Over the next 24 hours expect many post of this nature:
- DE JAGER SAYS ITALY NEEDS TO TAKE EXTRA GOVERNANCE MEASURES
- GREEK BONDHOLDER LOSS WILL BE 60%, ANA CITES VERHOFSTADT SAYING
Liesman spin on how 60% losses is not a CDS trigger event coming in 10 minutes.
In the meantime it gets worse:
There was no also sign of a deal in negotiations to reduce Greece's debt to private sector bondholders, and uncertainties remained over the size of a planned bank recapitalization and the scope of leveraging of the rescue fund.
And here comes the early damage control from Reuters:
Euro zone summit likely to give few numbers on crisis response
Euro zone leaders are unlikely to provide many hard numbers to flesh out their debt crisis response at a summit on Wednesday because the size of banks' losses on Greek bonds is still under negotiation and the bigger firepower of the bailout fund is tough to quantify, euro zone officials said.

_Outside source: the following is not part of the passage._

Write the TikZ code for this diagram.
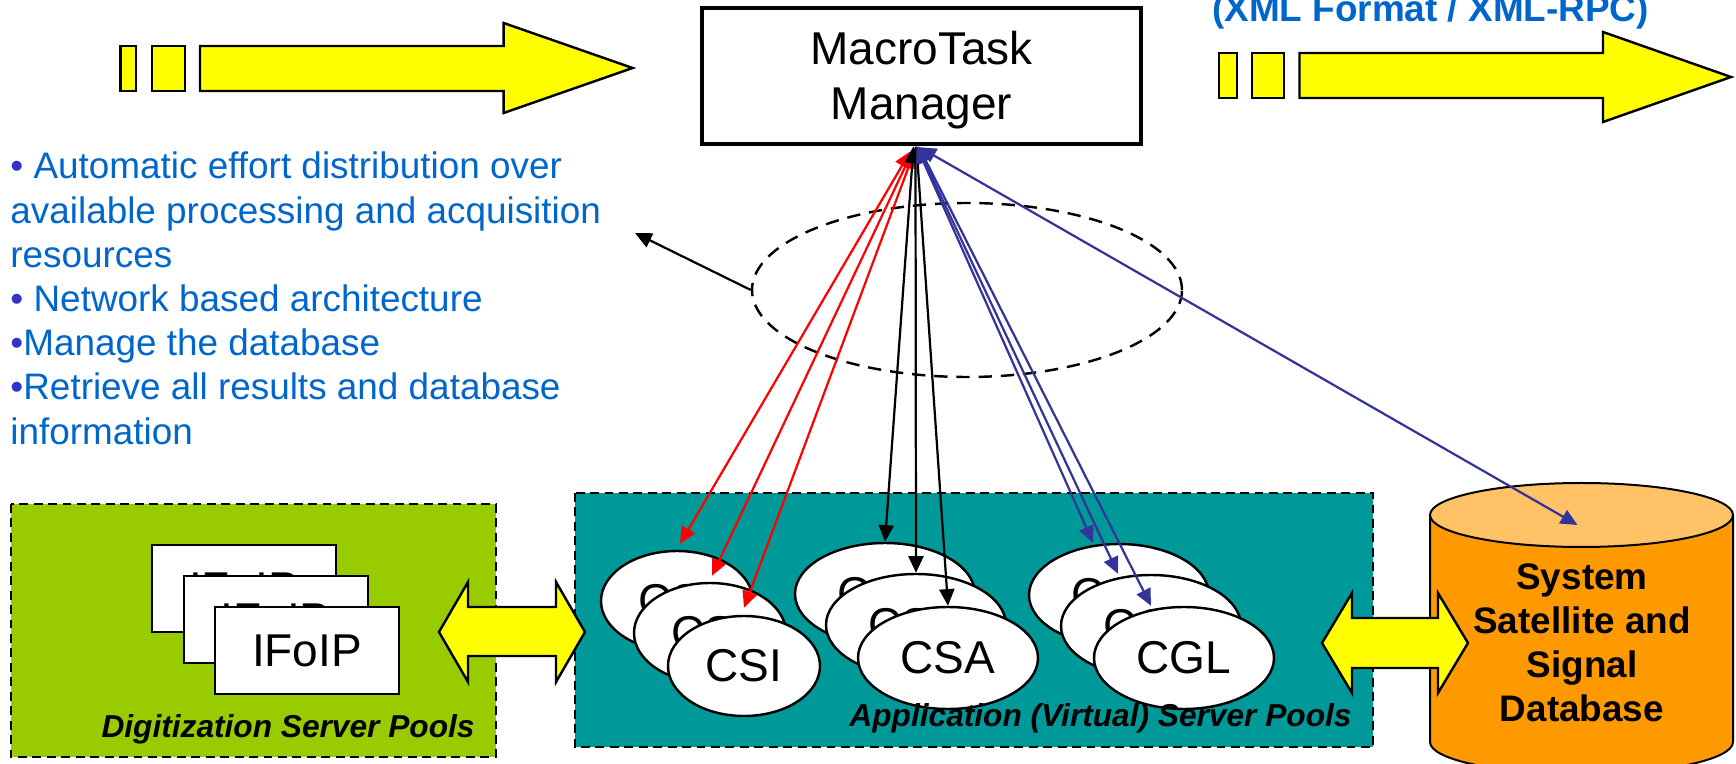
\documentclass[tikz,border=0pt]{standalone}
\usepackage{fontspec}
\setmainfont{Liberation Sans}
\usetikzlibrary{arrows.meta,shapes.geometric,calc}
\definecolor{yel}{HTML}{FFFF00}
\definecolor{poolgreen}{HTML}{99CC00}
\definecolor{poolteal}{HTML}{009999}
\definecolor{dborange}{HTML}{FF9900}
\definecolor{dbtopc}{HTML}{FFC266}
\definecolor{tblue}{HTML}{0066CC}
\definecolor{bul}{HTML}{3333CC}
\definecolor{lblue}{HTML}{333399}
\definecolor{lred}{HTML}{FF0000}
\begin{document}
\begin{tikzpicture}[x=0.45pt,y=-0.45pt,
  yarrow/.style={fill=yel,draw=black,line width=1.1pt,line join=miter},
  pool/.style={draw=black,line width=0.9pt,dash pattern=on 4pt off 2.5pt},
  ifbox/.style={draw=black,fill=white,line width=0.9pt,minimum width=82.8pt,minimum height=39.15pt,inner sep=0pt,font=\fontsize{20.7}{24}\selectfont},
  srvS/.style={ellipse,draw=black,fill=white,line width=1.1pt,minimum width=68.4pt,minimum height=45pt,inner sep=0pt,font=\fontsize{20.7}{24}\selectfont},
  srvL/.style={ellipse,draw=black,fill=white,line width=1.1pt,minimum width=81pt,minimum height=45.9pt,inner sep=0pt,font=\fontsize{20.7}{24}\selectfont},
  link/.style={line width=1pt,{Triangle[length=7.5pt,width=6.8pt]}-{Triangle[length=7.5pt,width=6.8pt]}},
  txt/.style={anchor=base west,inner sep=0pt,text=tblue,font=\fontsize{16.6}{20}\selectfont},
  poollabel/.style={anchor=base east,inner sep=0pt,font=\bfseries\itshape\fontsize{14.25}{17}\selectfont}
]
\useasboundingbox (0,0) rectangle (1736,764);
\clip (0,0) rectangle (1736,764);

% pools
\draw[pool,fill=poolgreen] (11,504) rectangle (496,757);
\draw[pool,fill=poolteal] (575,493) rectangle (1373,747);

% IFoIP stack
\node[ifbox] (if1) at (244,588.5) {IFoIP};
\node[ifbox] (if2) at (275.5,620) {IFoIP};
\node[ifbox] (if3) at (307,651) {IFoIP};

% server ellipses
\node[srvS] (csi1) at (677,601) {CSI};
\node[srvS] (csi2) at (710,633) {CSI};
\node[srvS] (csi3) at (744,666) {CSI};
\node[srvL] (csa1) at (885,594) {CSA};
\node[srvL] (csa2) at (916,625) {CSA};
\node[srvL] (csa3) at (948,658) {CSA};
\node[srvL] (cgl1) at (1119,595) {CGL};
\node[srvL] (cgl2) at (1151,626) {CGL};
\node[srvL] (cgl3) at (1184,658) {CGL};

\node[poollabel] (dlab) at (475,738) {Digitization Server Pools};
\node[poollabel] (alab) at (1352,727) {Application (Virtual) Server Pools};

% database cylinder
\filldraw[fill=dborange,draw=black,line width=0.9pt] (1430,515) -- (1430,742) arc[start angle=180,end angle=0,x radius=151.5,y radius=32] -- (1733,515);
\filldraw[fill=dbtopc,draw=black,line width=0.9pt] (1581.5,515) ellipse[x radius=151.5,y radius=32];
\coordinate (dbtop) at (1581.5,515);
\node[align=center,inner sep=0pt,font=\bfseries\fontsize{16.6}{19.8}\selectfont] (db) at (1582,643) {System\\Satellite and\\Signal\\Database};

% double arrows
\draw[yarrow] (439,632) -- (468,582) -- (468,607) -- (556,607) -- (556,582) -- (585,632) -- (556,682) -- (556,656) -- (468,656) -- (468,682) -- cycle;
\draw[yarrow] (1322,643) -- (1352,593) -- (1352,618) -- (1438,618) -- (1438,593) -- (1468,643) -- (1438,693) -- (1438,668) -- (1352,668) -- (1352,693) -- cycle;

% manager
\node[draw=black,fill=white,line width=2pt,minimum width=197.55pt,minimum height=61.2pt,inner sep=0pt] (mgr) at (921.5,76) {};
\node[inner sep=0pt,align=center,font=\fontsize{20.7}{24.75}\selectfont] (mgrlabel) at ($(mgr.center)+(0,4.5)$) {MacroTask\\Manager};
\coordinate (apex) at ($(mgr.south)+(-6,0)$);

% group ellipse and note arrow
\node[ellipse,draw=black,line width=1.1pt,dash pattern=on 6pt off 4pt,minimum width=193.5pt,minimum height=78.3pt,inner sep=0pt] (grp) at (967,290) {};
\coordinate (ptr) at (635,233);
\draw[line width=1pt,-{Triangle[length=7.5pt,width=6.8pt]}] (grp.west) -- (ptr);

% links
\draw[link,lred] ($(apex)+(-5,5)$) -- ($(csi1.north)+(3,-6)$);
\draw[link,lred] ($(apex)+(-3,5)$) -- ($(csi2.north)+(2,-6)$);
\draw[link,lred] ($(apex)+(-1,5)$) -- ($(csi3.north)+(0,-7)$);
\draw[link,black] ($(apex)+(-2,0)$) -- (csa1.north);
\draw[link,black] ($(apex)+(0,0)$) -- (csa2.north);
\draw[link,black] ($(apex)+(1,0)$) -- (csa3.north);
\draw[link,lblue] ($(apex)+(1,0)$) -- ($(cgl1.north)+(-26,0)$);
\draw[link,lblue] ($(apex)+(2,0)$) -- ($(cgl2.north)+(-33,0)$);
\draw[link,lblue] ($(apex)+(3,0)$) -- ($(cgl3.north)+(-33,0)$);
\draw[link,lblue] ($(apex)+(4,1)$) -- ($(dbtop)+(-4,10)$);

% top arrows
\draw[yarrow] (120.5,46) rectangle (136,91);
\draw[yarrow] (152,46) rectangle (185,91);
\draw[yarrow] (200,46) -- (503.6,46) -- (503.6,23) -- (632.6,68) -- (503.6,113) -- (503.6,91) -- (200,91) -- cycle;
\draw[yarrow] (1219,53) rectangle (1237,98);
\draw[yarrow] (1252,53) rectangle (1284,98);
\draw[yarrow] (1299.5,53) -- (1603,53) -- (1603,32) -- (1731,77) -- (1603,122) -- (1603,98) -- (1299.5,98) -- cycle;
\node[anchor=base,inner sep=0pt,text=tblue,font=\bfseries\fontsize{16.6}{20}\selectfont] (xml) at (1430.5,22) {(XML Format / XML-RPC)};

% bullet text
\node[txt] (l1) at (10,179) {{\color{bul}•} Automatic effort distribution over};
\node[txt] (l2) at (10,223.2) {available processing and acquisition};
\node[txt] (l3) at (10,267.4) {resources};
\node[txt] (l4) at (10,311.6) {{\color{bul}•} Network based architecture};
\node[txt] (l5) at (10,355.8) {{\color{bul}•}Manage the database};
\node[txt] (l6) at (10,400) {{\color{bul}•}Retrieve all results and database};
\node[txt] (l7) at (10,444.2) {information};
\end{tikzpicture}
\end{document}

Euro zone leaders may not be ready to name the exact size of the "haircut" for investors on Greek debt, but may indicate the desired level -- thought to be between 50 and 60 percent -- by announcing the intended size of public sector help and the target for Greece's debt-to-GDP ratio in 2020, officials said.
Leaders of the 17 countries using the euro meet on Wednesday evening to try to agree on a comprehensive response to the escalating sovereign debt crisis. The response is expected to include a plan to recapitalise banks, boost the firepower of the EFSF bailout fund and a new financing package for Greece.
But there are already doubts that concrete steps, including clear and hard numbers on the level of bank recapitalisation and the leverage of the EFSF, will be agreed.
Talks with private investors holding Greek paper on what losses they would be prepared to accept on a voluntary basis to make Greek debt sustainable are still under way.